◆ **What this task involves**
Pictures are not part of the copy. Give again exactly the lines from the one with "Write a component" to the one with "const yInterval = 200;", inclusive.
--- start of Stored records ---
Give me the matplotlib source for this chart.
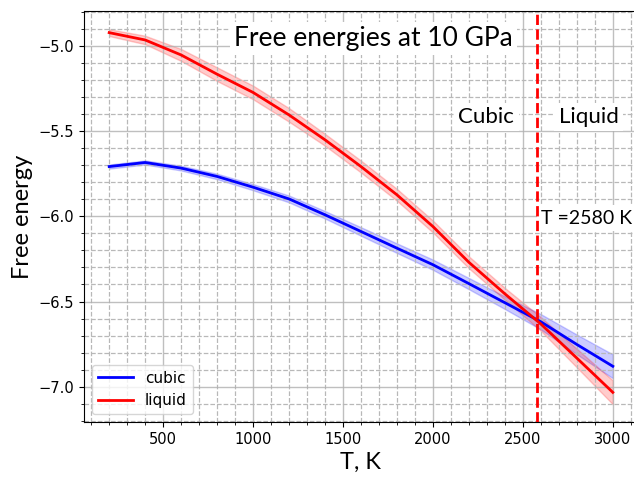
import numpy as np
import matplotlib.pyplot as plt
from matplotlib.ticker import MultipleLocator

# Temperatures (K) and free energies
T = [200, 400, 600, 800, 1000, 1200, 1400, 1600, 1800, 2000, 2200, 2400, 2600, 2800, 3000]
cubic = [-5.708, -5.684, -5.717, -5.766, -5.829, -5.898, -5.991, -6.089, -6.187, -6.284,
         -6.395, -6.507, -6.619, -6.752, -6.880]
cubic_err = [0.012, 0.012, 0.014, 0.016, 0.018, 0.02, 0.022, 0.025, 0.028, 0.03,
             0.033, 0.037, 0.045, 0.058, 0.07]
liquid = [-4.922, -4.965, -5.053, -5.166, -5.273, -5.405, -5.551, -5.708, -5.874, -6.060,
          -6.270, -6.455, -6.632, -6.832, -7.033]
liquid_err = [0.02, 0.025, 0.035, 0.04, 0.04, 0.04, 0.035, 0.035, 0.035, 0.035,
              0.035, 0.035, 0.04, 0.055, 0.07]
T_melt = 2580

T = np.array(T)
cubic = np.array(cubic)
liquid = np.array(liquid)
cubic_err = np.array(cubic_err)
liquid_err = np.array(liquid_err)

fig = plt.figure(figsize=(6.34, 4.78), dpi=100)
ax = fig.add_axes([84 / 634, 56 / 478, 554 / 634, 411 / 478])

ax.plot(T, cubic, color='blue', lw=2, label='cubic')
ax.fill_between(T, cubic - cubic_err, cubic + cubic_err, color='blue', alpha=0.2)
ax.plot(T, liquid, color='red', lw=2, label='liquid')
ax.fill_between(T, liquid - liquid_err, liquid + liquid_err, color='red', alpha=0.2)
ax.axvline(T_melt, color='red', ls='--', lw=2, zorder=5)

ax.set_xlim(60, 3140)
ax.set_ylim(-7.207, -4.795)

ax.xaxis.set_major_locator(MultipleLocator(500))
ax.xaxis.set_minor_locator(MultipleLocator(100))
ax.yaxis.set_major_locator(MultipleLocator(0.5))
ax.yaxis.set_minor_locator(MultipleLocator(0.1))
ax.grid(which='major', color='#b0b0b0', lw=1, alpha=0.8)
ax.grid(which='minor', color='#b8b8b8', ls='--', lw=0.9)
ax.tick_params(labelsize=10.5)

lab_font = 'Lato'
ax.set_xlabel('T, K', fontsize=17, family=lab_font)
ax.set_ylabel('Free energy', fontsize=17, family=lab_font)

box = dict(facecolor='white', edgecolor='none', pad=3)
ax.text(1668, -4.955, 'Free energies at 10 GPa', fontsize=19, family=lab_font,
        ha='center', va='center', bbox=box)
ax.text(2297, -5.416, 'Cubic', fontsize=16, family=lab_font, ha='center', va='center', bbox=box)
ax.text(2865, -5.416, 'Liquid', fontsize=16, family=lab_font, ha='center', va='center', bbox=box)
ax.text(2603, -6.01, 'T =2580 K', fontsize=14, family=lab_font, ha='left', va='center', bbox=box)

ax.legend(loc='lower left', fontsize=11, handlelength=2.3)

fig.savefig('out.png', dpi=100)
--- end of Stored records ---
--- start of Stored records ---
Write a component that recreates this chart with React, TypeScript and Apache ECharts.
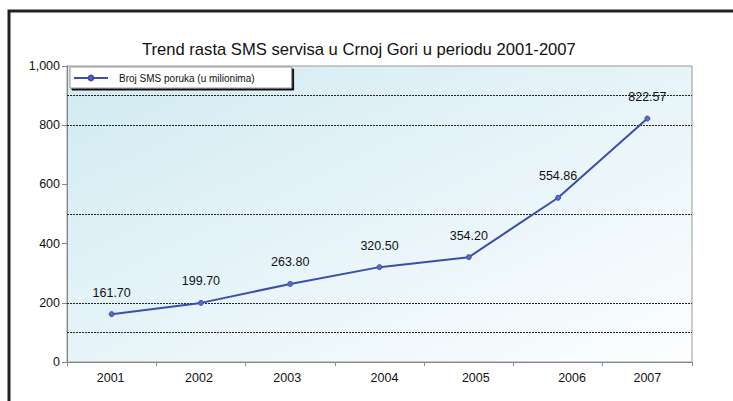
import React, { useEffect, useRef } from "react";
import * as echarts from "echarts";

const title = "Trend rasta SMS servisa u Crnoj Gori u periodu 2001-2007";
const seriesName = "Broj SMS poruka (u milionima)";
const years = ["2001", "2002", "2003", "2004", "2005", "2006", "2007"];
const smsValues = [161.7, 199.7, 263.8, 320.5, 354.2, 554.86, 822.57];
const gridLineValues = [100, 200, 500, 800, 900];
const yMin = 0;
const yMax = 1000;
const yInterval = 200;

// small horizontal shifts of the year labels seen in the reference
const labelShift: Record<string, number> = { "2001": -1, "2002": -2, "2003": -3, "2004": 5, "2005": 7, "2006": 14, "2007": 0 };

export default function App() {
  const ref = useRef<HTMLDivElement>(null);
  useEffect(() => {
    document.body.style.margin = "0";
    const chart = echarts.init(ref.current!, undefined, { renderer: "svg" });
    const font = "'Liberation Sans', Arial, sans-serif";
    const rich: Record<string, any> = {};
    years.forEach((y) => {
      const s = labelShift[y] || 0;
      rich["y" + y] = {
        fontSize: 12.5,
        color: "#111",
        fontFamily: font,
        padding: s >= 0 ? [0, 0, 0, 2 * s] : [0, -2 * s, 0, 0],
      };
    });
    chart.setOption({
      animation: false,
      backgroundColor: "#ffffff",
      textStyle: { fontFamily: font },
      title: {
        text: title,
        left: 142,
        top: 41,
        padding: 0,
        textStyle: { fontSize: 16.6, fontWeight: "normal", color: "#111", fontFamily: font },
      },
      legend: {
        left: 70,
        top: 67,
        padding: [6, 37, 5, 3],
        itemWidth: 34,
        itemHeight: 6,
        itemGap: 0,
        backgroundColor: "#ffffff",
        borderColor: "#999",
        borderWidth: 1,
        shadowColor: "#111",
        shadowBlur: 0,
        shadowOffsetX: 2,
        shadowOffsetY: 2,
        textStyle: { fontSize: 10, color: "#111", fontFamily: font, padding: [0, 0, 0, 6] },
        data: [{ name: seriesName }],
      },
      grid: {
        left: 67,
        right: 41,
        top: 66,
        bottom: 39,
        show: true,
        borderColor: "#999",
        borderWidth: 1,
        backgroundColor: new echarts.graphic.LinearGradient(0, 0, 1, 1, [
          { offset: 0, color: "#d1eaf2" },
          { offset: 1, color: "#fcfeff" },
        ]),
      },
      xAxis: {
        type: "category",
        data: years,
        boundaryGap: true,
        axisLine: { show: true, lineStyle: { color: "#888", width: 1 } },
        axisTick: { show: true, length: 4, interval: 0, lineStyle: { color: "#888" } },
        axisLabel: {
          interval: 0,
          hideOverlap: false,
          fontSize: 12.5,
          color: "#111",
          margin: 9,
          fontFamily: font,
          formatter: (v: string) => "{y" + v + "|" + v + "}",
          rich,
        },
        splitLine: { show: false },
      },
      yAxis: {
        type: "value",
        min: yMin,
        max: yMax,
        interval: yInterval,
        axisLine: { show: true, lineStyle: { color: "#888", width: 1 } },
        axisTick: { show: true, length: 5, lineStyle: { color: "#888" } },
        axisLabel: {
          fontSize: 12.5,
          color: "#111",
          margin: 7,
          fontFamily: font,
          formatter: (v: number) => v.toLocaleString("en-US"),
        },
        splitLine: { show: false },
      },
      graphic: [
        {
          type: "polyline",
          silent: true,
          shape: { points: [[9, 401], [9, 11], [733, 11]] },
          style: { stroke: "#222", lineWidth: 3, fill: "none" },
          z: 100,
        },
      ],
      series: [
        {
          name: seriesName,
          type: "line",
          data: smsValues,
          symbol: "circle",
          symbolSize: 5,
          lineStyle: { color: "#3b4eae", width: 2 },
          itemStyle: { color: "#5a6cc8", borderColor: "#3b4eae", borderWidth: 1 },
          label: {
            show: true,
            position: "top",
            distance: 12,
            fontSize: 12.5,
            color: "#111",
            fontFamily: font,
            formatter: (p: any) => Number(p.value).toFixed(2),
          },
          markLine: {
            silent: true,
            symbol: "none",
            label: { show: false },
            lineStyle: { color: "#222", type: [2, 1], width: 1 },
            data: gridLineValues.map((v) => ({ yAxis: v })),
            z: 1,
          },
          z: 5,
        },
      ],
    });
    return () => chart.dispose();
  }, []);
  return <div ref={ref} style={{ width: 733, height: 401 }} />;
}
--- end of Stored records ---
◆ **Correct output**
Write a component that recreates this chart with React, TypeScript and Apache ECharts.
import React, { useEffect, useRef } from "react";
import * as echarts from "echarts";

const title = "Trend rasta SMS servisa u Crnoj Gori u periodu 2001-2007";
const seriesName = "Broj SMS poruka (u milionima)";
const years = ["2001", "2002", "2003", "2004", "2005", "2006", "2007"];
const smsValues = [161.7, 199.7, 263.8, 320.5, 354.2, 554.86, 822.57];
const gridLineValues = [100, 200, 500, 800, 900];
const yMin = 0;
const yMax = 1000;
const yInterval = 200;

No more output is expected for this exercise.